### [Exercise task]
Retype all material exactly. Pictures stay out of the copy.

### [Data shown]
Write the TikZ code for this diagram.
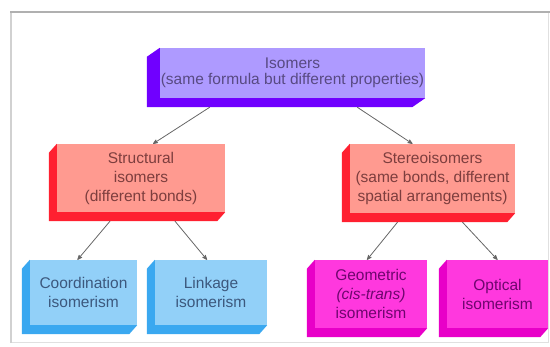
\documentclass[tikz,border=0pt]{standalone}
\usepackage{fontspec}
\setmainfont{Liberation Sans}
\usetikzlibrary{calc,arrows,backgrounds}

\definecolor{purpface}{RGB}{174,154,255}
\definecolor{purpside}{RGB}{112,0,255}
\definecolor{purptext}{RGB}{88,74,130}
\definecolor{redface}{RGB}{255,154,144}
\definecolor{redside}{RGB}{255,32,48}
\definecolor{redtext}{RGB}{125,62,62}
\definecolor{blueface}{RGB}{146,208,248}
\definecolor{blueside}{RGB}{58,168,240}
\definecolor{bluetext}{RGB}{60,88,125}
\definecolor{magface}{RGB}{255,56,222}
\definecolor{magside}{RGB}{232,0,200}
\definecolor{magtext}{RGB}{110,6,110}
\definecolor{framegray}{RGB}{176,176,176}

\tikzset{
 face/.style={align=center, inner sep=0pt, font=\fontsize{15.5}{19}\selectfont},
 isobox/.style={face, fill=purpface, text=purptext, font=\fontsize{15.5}{16.5}\selectfont},
 redbox/.style={face, fill=redface, text=redtext},
 bluebox/.style={face, fill=blueface, text=bluetext},
 magbox/.style={face, fill=magface, text=magtext},
 link/.style={draw=black!60, line width=0.8pt, ->, >=stealth'}
}

\begin{document}
\begin{tikzpicture}[x=1pt, y=-1pt]
\useasboundingbox (0,0) rectangle (550,347);
\draw[black!12, line width=1pt] (11,343) -- (548,343) -- (548,12);
\draw[black!18, line width=1.5pt] (11,343) -- (11,12);
\draw[framegray, line width=2pt] (10,12) -- (550,12);

\node[isobox, minimum width=265, minimum height=50] (isom) at (292.5,73) {Isomers\\(same formula but different properties)};
\node[redbox, minimum width=168, minimum height=68] (struc) at (141,178) {Structural\\isomers\\(different bonds)};
\node[redbox, minimum width=165, minimum height=69] (stereo) at (432.5,178.5) {Stereoisomers\\(same bonds, different\\spatial arrangements)};
\node[bluebox, minimum width=107, minimum height=65] (coord) at (83.5,292.5) {Coordination\\isomerism};
\node[bluebox, minimum width=112, minimum height=65] (linkage) at (211,292.5) {Linkage\\isomerism};
\node[magbox, minimum width=112, minimum height=68] (geom) at (371,294) {Geometric\\\textit{(cis-trans)}\\isomerism};
\node[magbox, minimum width=101, minimum height=68] (optic) at (497.5,294) {Optical\\isomerism};

\begin{scope}[on background layer]
\foreach \n/\c/\d in {isom/purpside/13, struc/redside/8, stereo/redside/8, coord/blueside/8, linkage/blueside/8, geom/magside/8, optic/magside/8} {
 \fill[\c] (\n.north west) -- ++(-\d,9) -- ($(\n.south west)+(-\d,9)$) -- ($(\n.south east)+(-\d,9)$) -- (\n.south east) -- (\n.south west) -- cycle;
}
\end{scope}

\draw[link] ($(isom.south west)+(50,9)$) -- ([xshift=12]struc.north);
\draw[link] ($(isom.south east)+(-68,9)$) -- ([xshift=-20]stereo.north);
\draw[link] ($(struc.south)+(-31,9)$) -- ([xshift=-6]coord.north);
\draw[link] ($(struc.south)+(34,9)$) -- ([xshift=-4]linkage.north);
\draw[link] ($(stereo.south)+(-35,9)$) -- ([xshift=-4]geom.north);
\draw[link] ($(stereo.south)+(30,9)$) -- (optic.north);
\end{tikzpicture}
\end{document}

### [Output below]
Write the TikZ code for this diagram.
\documentclass[tikz,border=0pt]{standalone}
\usepackage{fontspec}
\setmainfont{Liberation Sans}
\usetikzlibrary{calc,arrows,backgrounds}

\definecolor{purpface}{RGB}{174,154,255}
\definecolor{purpside}{RGB}{112,0,255}
\definecolor{purptext}{RGB}{88,74,130}
\definecolor{redface}{RGB}{255,154,144}
\definecolor{redside}{RGB}{255,32,48}
\definecolor{redtext}{RGB}{125,62,62}
\definecolor{blueface}{RGB}{146,208,248}
\definecolor{blueside}{RGB}{58,168,240}
\definecolor{bluetext}{RGB}{60,88,125}
\definecolor{magface}{RGB}{255,56,222}
\definecolor{magside}{RGB}{232,0,200}
\definecolor{magtext}{RGB}{110,6,110}
\definecolor{framegray}{RGB}{176,176,176}

\tikzset{
 face/.style={align=center, inner sep=0pt, font=\fontsize{15.5}{19}\selectfont},
 isobox/.style={face, fill=purpface, text=purptext, font=\fontsize{15.5}{16.5}\selectfont},
 redbox/.style={face, fill=redface, text=redtext},
 bluebox/.style={face, fill=blueface, text=bluetext},
 magbox/.style={face, fill=magface, text=magtext},
 link/.style={draw=black!60, line width=0.8pt, ->, >=stealth'}
}

\begin{document}
\begin{tikzpicture}[x=1pt, y=-1pt]
\useasboundingbox (0,0) rectangle (550,347);
\draw[black!12, line width=1pt] (11,343) -- (548,343) -- (548,12);
\draw[black!18, line width=1.5pt] (11,343) -- (11,12);
\draw[framegray, line width=2pt] (10,12) -- (550,12);

\node[isobox, minimum width=265, minimum height=50] (isom) at (292.5,73) {Isomers\\(same formula but different properties)};
\node[redbox, minimum width=168, minimum height=68] (struc) at (141,178) {Structural\\isomers\\(different bonds)};
\node[redbox, minimum width=165, minimum height=69] (stereo) at (432.5,178.5) {Stereoisomers\\(same bonds, different\\spatial arrangements)};
\node[bluebox, minimum width=107, minimum height=65] (coord) at (83.5,292.5) {Coordination\\isomerism};
\node[bluebox, minimum width=112, minimum height=65] (linkage) at (211,292.5) {Linkage\\isomerism};
\node[magbox, minimum width=112, minimum height=68] (geom) at (371,294) {Geometric\\\textit{(cis-trans)}\\isomerism};
\node[magbox, minimum width=101, minimum height=68] (optic) at (497.5,294) {Optical\\isomerism};

\begin{scope}[on background layer]
\foreach \n/\c/\d in {isom/purpside/13, struc/redside/8, stereo/redside/8, coord/blueside/8, linkage/blueside/8, geom/magside/8, optic/magside/8} {
 \fill[\c] (\n.north west) -- ++(-\d,9) -- ($(\n.south west)+(-\d,9)$) -- ($(\n.south east)+(-\d,9)$) -- (\n.south east) -- (\n.south west) -- cycle;
}
\end{scope}

\draw[link] ($(isom.south west)+(50,9)$) -- ([xshift=12]struc.north);
\draw[link] ($(isom.south east)+(-68,9)$) -- ([xshift=-20]stereo.north);
\draw[link] ($(struc.south)+(-31,9)$) -- ([xshift=-6]coord.north);
\draw[link] ($(struc.south)+(34,9)$) -- ([xshift=-4]linkage.north);
\draw[link] ($(stereo.south)+(-35,9)$) -- ([xshift=-4]geom.north);
\draw[link] ($(stereo.south)+(30,9)$) -- (optic.north);
\end{tikzpicture}
\end{document}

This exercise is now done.